Garde-fous sanitaires
S’il ne concerne pas spécifiquement les collectivités ou leurs établissements publics, le texte comporte néanmoins certaines mesures à relever en particulier au sein du chapitre II dédié au développement durable, lui-même subdivisé en sections relatives à l’environnement (art. 14 à 16), à l'eau (art. 17 et 18) et au transport ferroviaire de proximité (art. 19 à 23).
Le choix a été fait de retenir une acception large de la notion de sur-transposition, incluant la non-exploitation des possibilités de dérogation ouvertes par la directive. C’est le cas de l’adjonction, à l'article 16, de motifs de dérogation pour permettre la chasse de certains oiseaux migrateurs causant des dégâts agricoles, au sujet duquel la rapporteure, Marta de Cidrac (LR-Yvelines), n'a pas caché sa perplexité.

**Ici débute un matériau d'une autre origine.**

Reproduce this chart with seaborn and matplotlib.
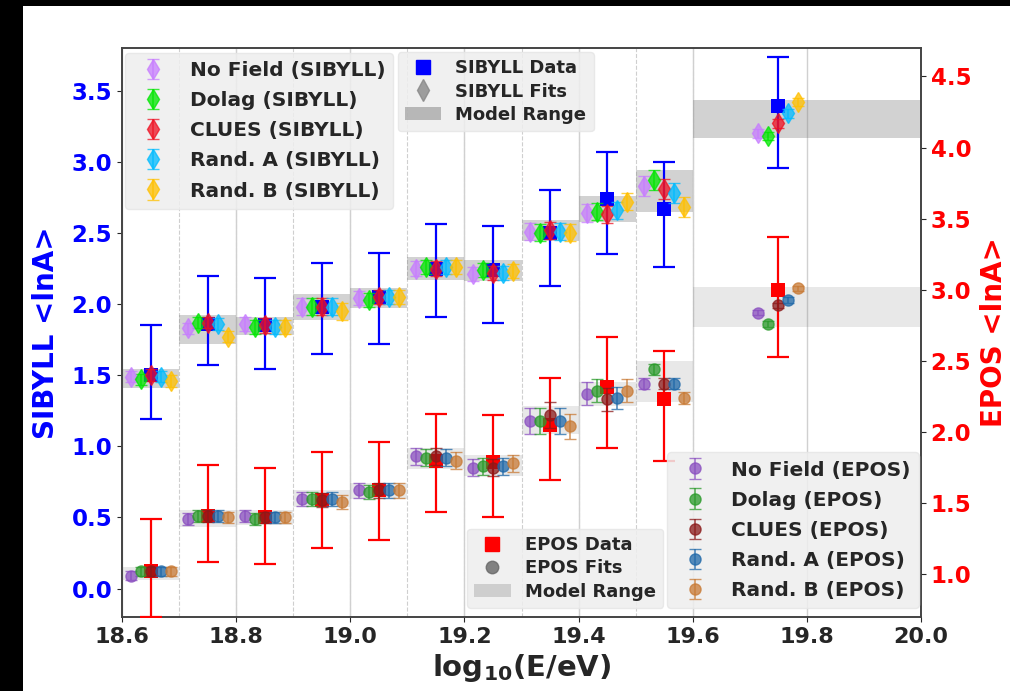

La commission a également considéré que la suppression opérée par l'article 15 de la condition de traitement au sein d'une installation classée pour la sortie du statut de déchet ne permettait pas de se prémunir contre d'éventuels impacts sanitaires et environnementaux "d'ailleurs pas du tout abordés par l'étude d’impact". Le texte conserve donc le principe d’un traitement dans une installation IOTA ou ICPE, tout en permettant à des établissements de l'économie sociale et solidaire spécialisés dans le recyclage d'y procéder pour certains types de déchets non dangereux, dans des conditions fixées par décret.
Portée limitée
L’article 17 qui permet un nouveau report d’échéance au delà de 2027 pour l'atteinte du bon état écologique des masses d’eau a en revanche été adopté sans réserve. Techniquement, ce report - prévu par la directive cadre - ne concerne qu'un petit nombre de masses d'eau qui en raison de conditions naturelles particulières, présentent une forte inertie et ne peuvent évoluer que très lentement, en dépit des actions menées. La rapporteure redoute malgré tout un "effet d'affichage négatif" sur l'atteinte de l'objectif du bon état écologique des masses d'eau en 2027, qui risque de démobiliser un certain nombre d’acteurs.

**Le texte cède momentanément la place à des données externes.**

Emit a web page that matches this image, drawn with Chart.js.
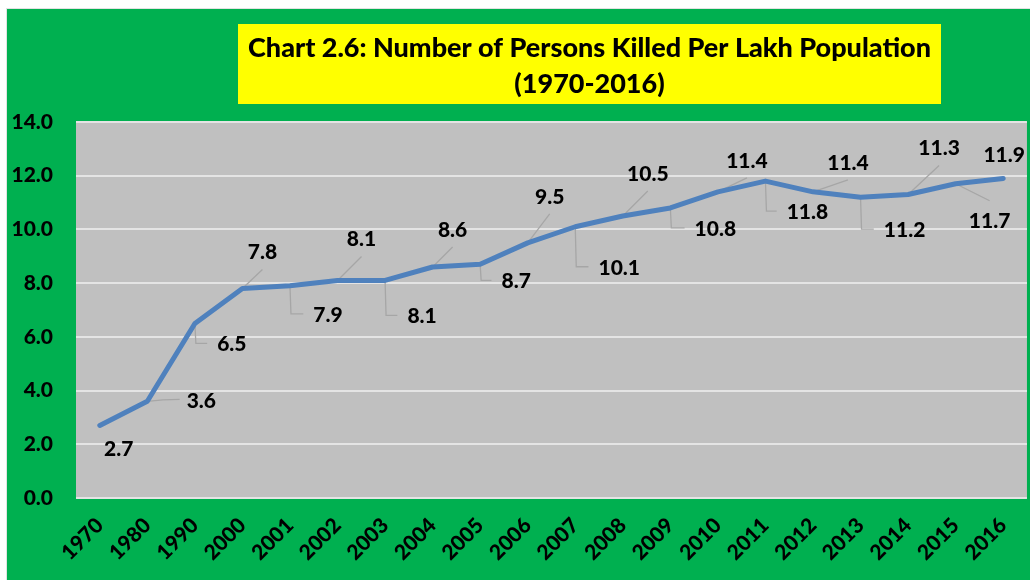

Sur le volet transport, les acteurs concernés sont peu nombreux et les répercussions seront là encore assez limitées. L'objectif affiché est de renforcer la compétitivité des opérateurs ferroviaires de proximité, en particulier dans le secteur du fret, en les dispensant de démarches administratives injustifiées. Sachant que les options ouvertes par la directive dite "refonte" de 2012 établissant un espace ferroviaire unique européen n’ont pas entièrement été exploitées. Il en est ainsi par exemple pour certains cas d'exemption de la licence d'entreprise ferroviaire et notamment pour les trains touristiques sur des lignes locales ou régionales (art. 21). Ces dispositions ont fait l'objet de simples modifications rédactionnelles, à l'exception de l'article 23 - qui prévoyait de supprimer l'obligation pour certains conducteurs de train d'être titulaires d'une licence - que le Sénat a retranché du texte, opposant à la réduction des coûts, l’obligation de sécurité pour les opérateurs ferroviaires et les usagers de ces transports.